As far as I know, there is no such thing as a grade 10 bolt. The metric bolts I have seen go 8.8, 10.9, 12.9. There are metric grade 10 nuts, which are the same as a grade 10.9 bolt, both of which are comparable to standard grade 8. The only metric bolts I have been able to find in our hardware stores are grade 8.8, which is comparable to grade 5 standard. I am a big fan of the copper anti seize for threads, and I usually have good luck with wheel bearing grease for shoulders on bolts or other metal to metal parts. On our car, the only stock Honda hardware that actually seized bad enough to break seized inside the inner bushing shells, not inside the threaded portions. I have separate nuts and remnants of broken bolts to prove this. I too have had to replace most of our suspension bolts. I was able to purchase grade 10.9 bolts for everything except the shocks.

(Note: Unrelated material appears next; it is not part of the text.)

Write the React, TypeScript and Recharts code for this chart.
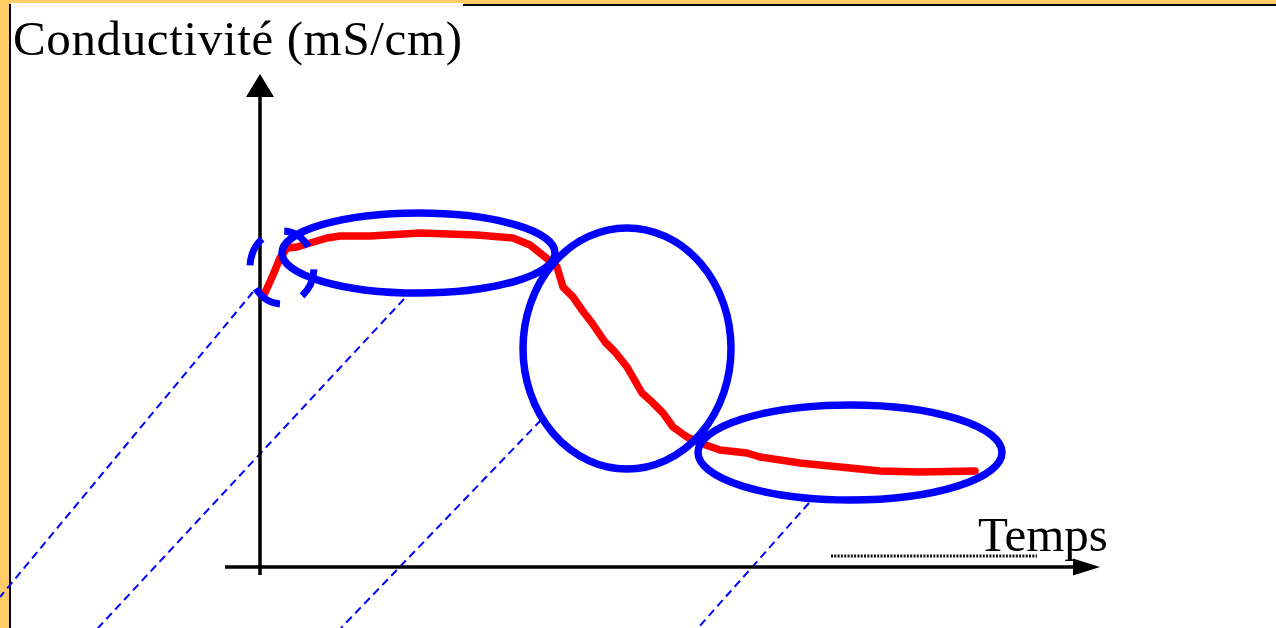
import React from "react";
import { LineChart, Line, XAxis, YAxis, ReferenceLine, ReferenceArea } from "recharts";

const W = 1276;
const H = 628;
const BLUE = "#0000FF";
const RED = "#FF0000";
const SERIF = "'Liberation Serif', 'Times New Roman', serif";

// conductivity trace: time (t) and conductivity (c), arbitrary units
const TIME = [
  0.3, 1.3, 2.0, 2.7, 3.7, 5.0, 6.7, 8.0, 11.0, 16.0, 21.7, 25.3, 27.0, 28.5,
  29.7, 30.3, 31.3, 32.2, 33.2, 34.5, 35.5, 36.7, 38.2, 39.2, 40.3, 41.3, 42.7,
  44.0, 46.0, 48.7, 50.0, 54.0, 59.0, 62.0, 66.0, 71.5,
];
const COND = [
  27.0, 29.2, 30.9, 31.9, 32.0, 32.4, 32.9, 33.1, 33.1, 33.4, 33.2, 32.9, 32.2, 31.0,
  30.0, 28.0, 27.0, 25.7, 24.4, 22.5, 21.5, 20.0, 17.4, 16.5, 15.4, 14.0, 13.0,
  12.4, 11.7, 11.4, 11.0, 10.4, 9.9, 9.6, 9.5, 9.6,
];
const curve = TIME.map((t, i) => ({ t, c: COND[i] }));

// the three phases circled on the trace: [t1, t2, c1, c2]
const PHASES = [
  [2.2, 29.5, 27.4, 35.4],
  [26.3, 47.1, 9.8, 33.9],
  [43.8, 74.2, 6.7, 16.2],
];
// dashed ring around the very first rise
const START_ZONE = [-1.0, 5.4, 26.3, 33.6];

// leader lines running from each zone down out of the frame
const LEADERS = [
  [[-0.7, 27.5], [-26.0, -3.0]],
  [[14.4, 26.8], [-16.2, -6.1]],
  [[28.1, 14.7], [8.1, -6.1]],
  [[54.9, 6.4], [43.8, -6.1]],
];

const T_MAX = 84;
const C_MAX = 49.3;

const ellipseShape = (dashed: boolean) => (p: any) => {
  const rx = Math.abs(p.width) / 2;
  const ry = Math.abs(p.height) / 2;
  const cx = p.x + p.width / 2;
  const cy = p.y + p.height / 2;
  let dash: string | undefined;
  if (dashed) {
    // Ramanujan perimeter, split in four dashes
    const per = Math.PI * (3 * (rx + ry) - Math.sqrt((3 * rx + ry) * (rx + 3 * ry)));
    dash = `${(per * 0.55) / 4} ${(per * 0.45) / 4}`;
  }
  return (
    <ellipse cx={cx} cy={cy} rx={rx} ry={ry} fill="none" stroke={BLUE}
      strokeWidth={dashed ? 7 : 7.5} strokeDasharray={dash}
      strokeDashoffset={dashed ? -2 : undefined} />
  );
};

// axis drawn as a line with a filled triangular head at its end
const arrowShape = (len: number, half: number) => (p: any) => {
  const { x1, y1, x2, y2 } = p;
  const dx = x2 - x1, dy = y2 - y1;
  const d = Math.hypot(dx, dy) || 1;
  const ux = dx / d, uy = dy / d;
  const bx = x2 - ux * len, by = y2 - uy * len;
  const pts = `${x2},${y2} ${bx - uy * half},${by + ux * half} ${bx + uy * half},${by - ux * half}`;
  return (
    <g>
      <line x1={x1} y1={y1} x2={bx} y2={by} stroke="#000" strokeWidth={3.5} />
      <polygon points={pts} fill="#000" />
    </g>
  );
};

export default function App() {
  return (
    <div style={{ position: "absolute", left: 0, top: 0, width: W, height: H, overflow: "hidden", background: "#FFCC66" }}>
      {/* slide panel */}
      <div style={{ position: "absolute", left: 9, top: 4, right: 0, bottom: 0, background: "#fff",
        borderLeft: "2px solid #000", borderTop: "2px solid #000" }} />
      <div style={{ position: "absolute", left: 11, top: 3, width: 452, height: 60, background: "#fff" }} />

      <div style={{ position: "absolute", left: 0, top: 0 }}>
        <LineChart width={W} height={H} data={curve} margin={{ top: 74, right: 176, bottom: 61, left: 260 }}>
          <XAxis type="number" dataKey="t" domain={[0, T_MAX]} hide />
          <YAxis type="number" domain={[0, C_MAX]} hide />

          {LEADERS.map((s, i) => (
            <ReferenceLine key={`l${i}`} ifOverflow="visible"
              segment={[{ x: s[0][0], y: s[0][1] }, { x: s[1][0], y: s[1][1] }]}
              stroke={BLUE} strokeWidth={2} strokeDasharray="8 5" />
          ))}

          <ReferenceLine ifOverflow="visible" segment={[{ x: 0, y: -0.8 }, { x: 0, y: C_MAX }]}
            shape={arrowShape(23, 14)} />
          <ReferenceLine ifOverflow="visible" segment={[{ x: -3.5, y: 0 }, { x: T_MAX, y: 0 }]}
            shape={arrowShape(27, 8.5)} />
          <ReferenceLine ifOverflow="visible" segment={[{ x: 57.1, y: 1.1 }, { x: 77.7, y: 1.1 }]}
            stroke="#111" strokeWidth={3} strokeDasharray="2 1.3" />

          <Line type="linear" dataKey="c" stroke={RED} strokeWidth={7.5} dot={false}
            strokeLinejoin="round" strokeLinecap="round" isAnimationActive={false} />

          {PHASES.map((b, i) => (
            <ReferenceArea key={`p${i}`} ifOverflow="visible" zIndex={700}
              x1={b[0]} x2={b[1]} y1={b[2]} y2={b[3]} shape={ellipseShape(false)} />
          ))}
          <ReferenceArea ifOverflow="visible" zIndex={700}
            x1={START_ZONE[0]} x2={START_ZONE[1]} y1={START_ZONE[2]} y2={START_ZONE[3]}
            shape={ellipseShape(true)} />
        </LineChart>
      </div>

      <svg width={W} height={H} style={{ position: "absolute", left: 0, top: 0, pointerEvents: "none" }}>
        <text x={13} y={55} fontFamily={SERIF} fontSize={49} textLength={449} lengthAdjust="spacing" fill="#000">
          Conductivité (mS/cm)
        </text>
        <text x={978} y={551} fontFamily={SERIF} fontSize={49} fill="#000">Temps</text>
      </svg>
    </div>
  );
}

The bolts that connect the trailing arm to the lower arm are the same diameter, length, and thread as the shock bolts. I bought 10x1.5 nuts and bolts for those, as I cut the round nuts off of the arms, and I have some left over. At this point, if fastenal does not have something, and my local Honda doesn't have something in stock, I believe my best option is to cut the nuts off our new shocks and just nut and bolt them with the fasteners I already have.

Logan, if I was waiting two weeks for two bolts I would be wanting to wring someone's neck.